Start of Information shown
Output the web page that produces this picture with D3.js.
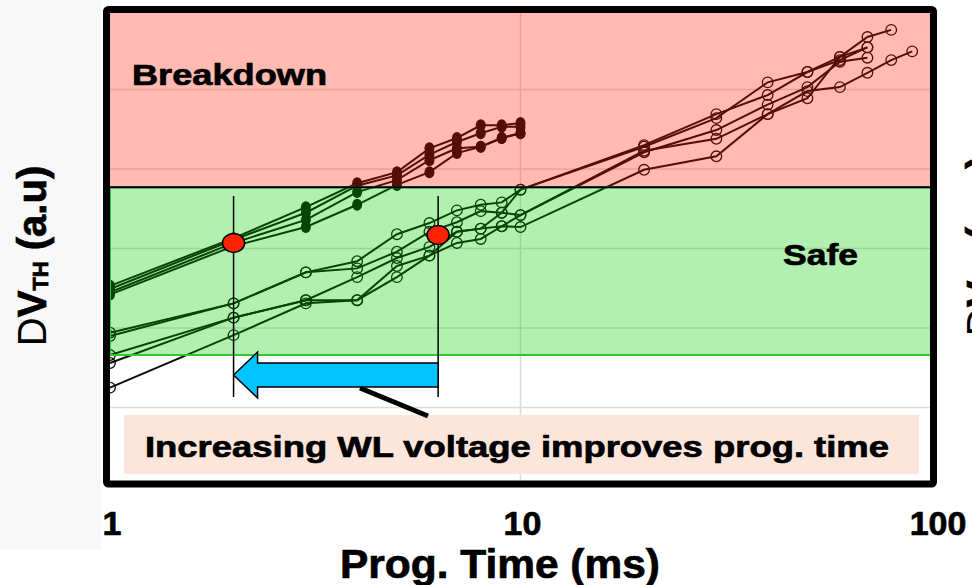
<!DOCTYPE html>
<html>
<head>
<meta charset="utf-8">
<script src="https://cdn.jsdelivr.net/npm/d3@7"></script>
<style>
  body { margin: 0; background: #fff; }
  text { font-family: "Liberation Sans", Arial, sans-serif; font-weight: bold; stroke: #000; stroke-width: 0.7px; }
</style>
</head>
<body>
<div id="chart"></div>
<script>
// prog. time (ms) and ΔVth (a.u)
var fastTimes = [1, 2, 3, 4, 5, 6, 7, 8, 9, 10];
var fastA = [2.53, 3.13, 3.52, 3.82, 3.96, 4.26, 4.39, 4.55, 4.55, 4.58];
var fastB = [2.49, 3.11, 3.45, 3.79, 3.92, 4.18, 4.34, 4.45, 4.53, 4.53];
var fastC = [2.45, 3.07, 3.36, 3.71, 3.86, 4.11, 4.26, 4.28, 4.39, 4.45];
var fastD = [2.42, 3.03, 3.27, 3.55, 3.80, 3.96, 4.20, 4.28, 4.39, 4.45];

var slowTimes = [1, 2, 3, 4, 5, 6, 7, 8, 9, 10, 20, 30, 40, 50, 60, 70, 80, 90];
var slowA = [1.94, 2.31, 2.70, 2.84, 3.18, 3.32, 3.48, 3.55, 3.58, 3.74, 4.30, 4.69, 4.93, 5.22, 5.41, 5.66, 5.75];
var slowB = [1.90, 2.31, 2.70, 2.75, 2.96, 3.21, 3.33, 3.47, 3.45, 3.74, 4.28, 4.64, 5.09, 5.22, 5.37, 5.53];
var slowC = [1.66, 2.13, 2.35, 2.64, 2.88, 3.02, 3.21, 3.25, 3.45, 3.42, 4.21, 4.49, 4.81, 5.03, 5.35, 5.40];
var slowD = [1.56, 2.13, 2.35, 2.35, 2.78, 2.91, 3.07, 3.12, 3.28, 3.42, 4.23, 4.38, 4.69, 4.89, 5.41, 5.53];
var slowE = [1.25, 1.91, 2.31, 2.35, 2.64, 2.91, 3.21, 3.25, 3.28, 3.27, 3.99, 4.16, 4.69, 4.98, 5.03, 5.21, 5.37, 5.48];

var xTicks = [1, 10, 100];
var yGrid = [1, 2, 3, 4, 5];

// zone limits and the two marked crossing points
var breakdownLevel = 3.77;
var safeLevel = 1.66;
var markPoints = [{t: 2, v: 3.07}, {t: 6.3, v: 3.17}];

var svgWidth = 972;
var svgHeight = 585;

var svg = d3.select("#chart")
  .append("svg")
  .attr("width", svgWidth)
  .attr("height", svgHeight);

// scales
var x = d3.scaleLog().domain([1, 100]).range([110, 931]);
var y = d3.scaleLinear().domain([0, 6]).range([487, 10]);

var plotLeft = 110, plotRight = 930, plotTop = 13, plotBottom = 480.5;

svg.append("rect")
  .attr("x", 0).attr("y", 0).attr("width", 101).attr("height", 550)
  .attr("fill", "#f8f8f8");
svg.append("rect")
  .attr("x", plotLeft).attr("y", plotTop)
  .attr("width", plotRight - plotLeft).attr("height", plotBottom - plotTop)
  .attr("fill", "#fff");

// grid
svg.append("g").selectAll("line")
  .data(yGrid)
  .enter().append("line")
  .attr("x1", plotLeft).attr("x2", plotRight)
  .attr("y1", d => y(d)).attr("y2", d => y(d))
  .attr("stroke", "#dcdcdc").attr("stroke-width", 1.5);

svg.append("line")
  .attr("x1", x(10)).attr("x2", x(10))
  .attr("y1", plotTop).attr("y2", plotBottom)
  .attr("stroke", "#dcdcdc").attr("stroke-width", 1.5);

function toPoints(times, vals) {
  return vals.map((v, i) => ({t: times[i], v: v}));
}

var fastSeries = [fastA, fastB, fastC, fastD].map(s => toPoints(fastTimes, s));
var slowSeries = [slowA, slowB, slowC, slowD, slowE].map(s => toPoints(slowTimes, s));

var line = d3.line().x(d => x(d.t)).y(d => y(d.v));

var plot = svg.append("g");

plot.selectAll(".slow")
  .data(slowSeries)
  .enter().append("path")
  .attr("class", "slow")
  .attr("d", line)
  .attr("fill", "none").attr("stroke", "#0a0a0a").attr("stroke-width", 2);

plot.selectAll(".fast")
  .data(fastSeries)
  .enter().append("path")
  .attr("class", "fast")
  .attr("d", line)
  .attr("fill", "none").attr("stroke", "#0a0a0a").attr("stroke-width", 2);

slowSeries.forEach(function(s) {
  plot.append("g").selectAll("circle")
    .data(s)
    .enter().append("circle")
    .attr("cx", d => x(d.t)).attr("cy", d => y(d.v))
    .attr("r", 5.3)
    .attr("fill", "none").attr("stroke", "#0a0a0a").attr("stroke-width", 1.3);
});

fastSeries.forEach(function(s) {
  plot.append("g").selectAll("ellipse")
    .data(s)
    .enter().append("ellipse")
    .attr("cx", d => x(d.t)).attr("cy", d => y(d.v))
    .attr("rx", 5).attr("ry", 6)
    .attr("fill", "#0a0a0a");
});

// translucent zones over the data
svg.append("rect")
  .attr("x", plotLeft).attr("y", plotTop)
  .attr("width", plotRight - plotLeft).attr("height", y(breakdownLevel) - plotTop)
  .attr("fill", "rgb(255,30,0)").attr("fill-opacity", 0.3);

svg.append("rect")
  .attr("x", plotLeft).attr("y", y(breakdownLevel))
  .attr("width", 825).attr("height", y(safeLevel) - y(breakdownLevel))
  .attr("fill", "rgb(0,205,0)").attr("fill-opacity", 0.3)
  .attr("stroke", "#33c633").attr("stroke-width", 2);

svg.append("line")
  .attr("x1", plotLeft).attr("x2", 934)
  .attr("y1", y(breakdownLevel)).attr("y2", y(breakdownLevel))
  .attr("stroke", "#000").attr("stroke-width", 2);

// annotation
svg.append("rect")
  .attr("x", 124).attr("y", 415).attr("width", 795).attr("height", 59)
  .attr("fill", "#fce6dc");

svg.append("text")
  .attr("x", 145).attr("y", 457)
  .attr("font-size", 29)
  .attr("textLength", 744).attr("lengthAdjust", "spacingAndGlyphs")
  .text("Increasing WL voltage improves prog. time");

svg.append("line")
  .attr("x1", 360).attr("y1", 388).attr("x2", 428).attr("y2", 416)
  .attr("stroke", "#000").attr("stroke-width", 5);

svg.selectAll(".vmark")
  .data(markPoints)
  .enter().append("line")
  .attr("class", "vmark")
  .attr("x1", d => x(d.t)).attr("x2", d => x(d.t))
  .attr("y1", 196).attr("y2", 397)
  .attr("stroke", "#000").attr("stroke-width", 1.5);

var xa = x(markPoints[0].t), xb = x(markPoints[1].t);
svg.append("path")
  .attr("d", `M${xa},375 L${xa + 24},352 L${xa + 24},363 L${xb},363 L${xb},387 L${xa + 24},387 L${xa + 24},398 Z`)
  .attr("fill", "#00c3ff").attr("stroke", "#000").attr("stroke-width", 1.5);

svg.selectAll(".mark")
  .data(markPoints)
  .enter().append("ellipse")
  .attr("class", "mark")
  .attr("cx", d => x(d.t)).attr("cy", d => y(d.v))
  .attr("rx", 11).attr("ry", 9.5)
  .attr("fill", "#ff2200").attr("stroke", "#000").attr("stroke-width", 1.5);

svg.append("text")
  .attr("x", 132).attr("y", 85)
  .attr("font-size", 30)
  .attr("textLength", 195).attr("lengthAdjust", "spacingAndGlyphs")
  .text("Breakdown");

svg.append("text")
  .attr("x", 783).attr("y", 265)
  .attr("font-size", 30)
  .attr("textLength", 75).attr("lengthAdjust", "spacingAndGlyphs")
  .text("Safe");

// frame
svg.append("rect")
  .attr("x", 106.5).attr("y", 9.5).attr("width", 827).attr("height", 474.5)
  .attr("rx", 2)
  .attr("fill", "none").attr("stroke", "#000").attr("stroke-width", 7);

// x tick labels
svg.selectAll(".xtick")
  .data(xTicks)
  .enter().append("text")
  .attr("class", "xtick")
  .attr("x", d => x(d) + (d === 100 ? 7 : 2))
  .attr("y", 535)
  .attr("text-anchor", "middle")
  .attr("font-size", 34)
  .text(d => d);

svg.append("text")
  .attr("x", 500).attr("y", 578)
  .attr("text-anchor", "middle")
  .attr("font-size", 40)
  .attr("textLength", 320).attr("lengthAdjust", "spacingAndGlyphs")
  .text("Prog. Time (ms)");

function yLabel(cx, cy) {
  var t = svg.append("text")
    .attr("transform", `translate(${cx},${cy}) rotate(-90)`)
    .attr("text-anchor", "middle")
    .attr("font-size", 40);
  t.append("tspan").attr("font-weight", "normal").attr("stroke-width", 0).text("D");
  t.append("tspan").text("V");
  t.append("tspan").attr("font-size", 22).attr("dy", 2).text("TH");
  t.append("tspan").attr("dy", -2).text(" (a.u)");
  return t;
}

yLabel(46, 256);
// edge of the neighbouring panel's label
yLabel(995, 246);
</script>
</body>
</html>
End of Information shown
Request:
Everything from the first line to the line with "4.20, 4.28, 4.39, 4.45];" must be repeated exactly, and nothing else. Leave the pictures out.

Answer to this problem:
Output the web page that produces this picture with D3.js.
<!DOCTYPE html>
<html>
<head>
<meta charset="utf-8">
<script src="https://cdn.jsdelivr.net/npm/d3@7"></script>
<style>
  body { margin: 0; background: #fff; }
  text { font-family: "Liberation Sans", Arial, sans-serif; font-weight: bold; stroke: #000; stroke-width: 0.7px; }
</style>
</head>
<body>
<div id="chart"></div>
<script>
// prog. time (ms) and ΔVth (a.u)
var fastTimes = [1, 2, 3, 4, 5, 6, 7, 8, 9, 10];
var fastA = [2.53, 3.13, 3.52, 3.82, 3.96, 4.26, 4.39, 4.55, 4.55, 4.58];
var fastB = [2.49, 3.11, 3.45, 3.79, 3.92, 4.18, 4.34, 4.45, 4.53, 4.53];
var fastC = [2.45, 3.07, 3.36, 3.71, 3.86, 4.11, 4.26, 4.28, 4.39, 4.45];
var fastD = [2.42, 3.03, 3.27, 3.55, 3.80, 3.96, 4.20, 4.28, 4.39, 4.45];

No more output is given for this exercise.